In a comment yesterday responding to my last posting about the U.S. Catholic bishops' "Fortnight for Freedom" débacle, Coolmom wrote, 

And now the Diocese of Green Bay is arguing that its First Amendment rights mean they can transfer a known pedophile and not be held criminally responsible? 
Tell me I misunderstood that!

I'm afraid you didn't misunderstand, Coolmom.

As Peter Isely writes in a press statement at the SNAP Wisconsin site,

In a stunning motion filed in an Appleton, Wisconsin court the Diocese of Green Bay has argued that bishops and religious officials who operate schools, churches, and youth centers can intentionally conceal and transfer clergy child molesters, even if found guilty of doing so by a jury.

And as he also notes,

Following the logic of the diocese argument, the US Constitution allows a bishop or religious official full civil immunity to secretly assign a cleric to a parish or school to work with children, even if that cleric has or is intending to commit child rape. When a bishop assigns a priest, according to the diocese, that does not mean the bishop believes the priest is safe to be around children. And any decision a bishop makes about a cleric may “not be evaluated or explained” by courts because the First Amendment allows religious organizations to essentially do what they want and be accountable to no one. 
In other words: According to the bishops of the Catholic Church, American religious liberty is for bishops, not children. The US Constitution does not protect children to freely worship and practice their faith from religious officials who put the protection of sex offender clerics over their safety.

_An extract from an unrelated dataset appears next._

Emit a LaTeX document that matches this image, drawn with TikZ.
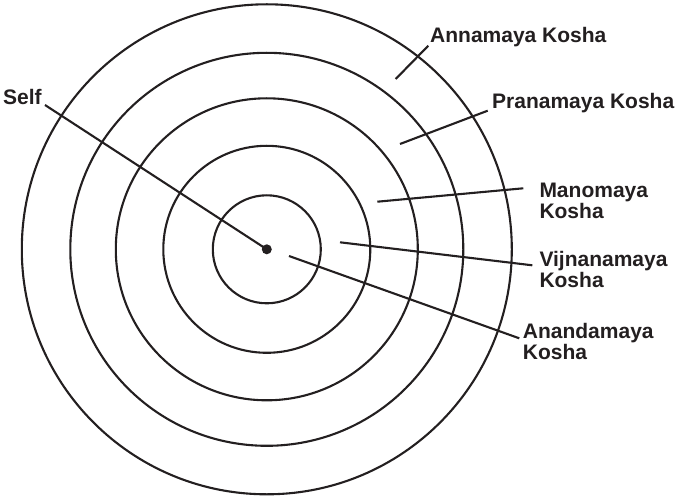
\documentclass[tikz,border=0pt]{standalone}
\usepackage{fontspec}
\setmainfont{Liberation Sans}
\definecolor{ink}{HTML}{231F20}
\begin{document}
\begin{tikzpicture}[x=1pt,y=-1pt,
  ring/.style={draw=ink,line width=2.1pt},
  leader/.style={draw=ink,line width=2.1pt},
  lbl/.style={inner sep=0pt,text=ink,font=\fontsize{21}{21.4}\selectfont\bfseries,align=left}]
\useasboundingbox (0,0) rectangle (680,497);
\coordinate (c) at (266.8,249.3);
\foreach \r in {54,103.5,151,196.5,245}
  \draw[ring] (c) circle[radius=\r];
\node[circle,fill=ink,inner sep=0pt,minimum size=10pt] (dot) at (c) {};
% labels
\node[lbl,anchor=base west] (self) at (3,105) {Self};
\node[lbl,anchor=base west] (anna) at (430,42.5) {Annamaya Kosha};
\node[lbl,anchor=base west] (prana) at (492,108.3) {Pranamaya Kosha};
\node[lbl,anchor=north west] (mano) at (539.3,182.7) {Manomaya\\Kosha};
\node[lbl,anchor=north west] (vijn) at (539.3,250.7) {Vijnanamaya\\Kosha};
\node[lbl,anchor=north west] (ananda) at (522.7,322.7) {Anandamaya\\Kosha};
% leader ends
\coordinate (s0) at (45,105);
\coordinate (a0) at (428.3,45.7);  \coordinate (a1) at (395.7,79);
\coordinate (p0) at (487.7,110.7); \coordinate (p1) at (400,144);
\coordinate (m0) at (523.3,188.3); \coordinate (m1) at (377.3,201.7);
\coordinate (v0) at (532.3,265.3); \coordinate (v1) at (340,242.3);
\coordinate (n0) at (519.3,338.3); \coordinate (n1) at (289,256);
\draw[leader] (s0) -- (dot.center);
\draw[leader] (a0) -- (a1);
\draw[leader] (p0) -- (p1);
\draw[leader] (m0) -- (m1);
\draw[leader] (v0) -- (v1);
\draw[leader] (n0) -- (n1);
\end{tikzpicture}
\end{document}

Religious freedom for me but not for thee: that has been the bottom line all along, as the U.S. Catholic bishops rant about religious freedom and how it's under attack these days.  It's their religious freedom, not yours and mine, with which they're concerned.

Especially if the "yours and mine" in that sentence refers to a child being abused by a priest, or to his or her family, or to anyone else concerned to safeguard children from this kind of abuse.

This action by the Green Bay diocese tends to confirm Mark Silk's judgment that "the bishops' rage against the contraception mandate is actually displaced anger at losing their de facto power to decide the fate of sexually abusive priests."  The phony religious freedom war is a smokescreen for the bishops' continued assertion that the Catholic hierarchy should have the unrestricted right to handle their own affairs, including the processing of priests abusing minors, in-house.  With no government restrictions, supervision, or penalties when the hierarchy flouts laws governing criminal behavior.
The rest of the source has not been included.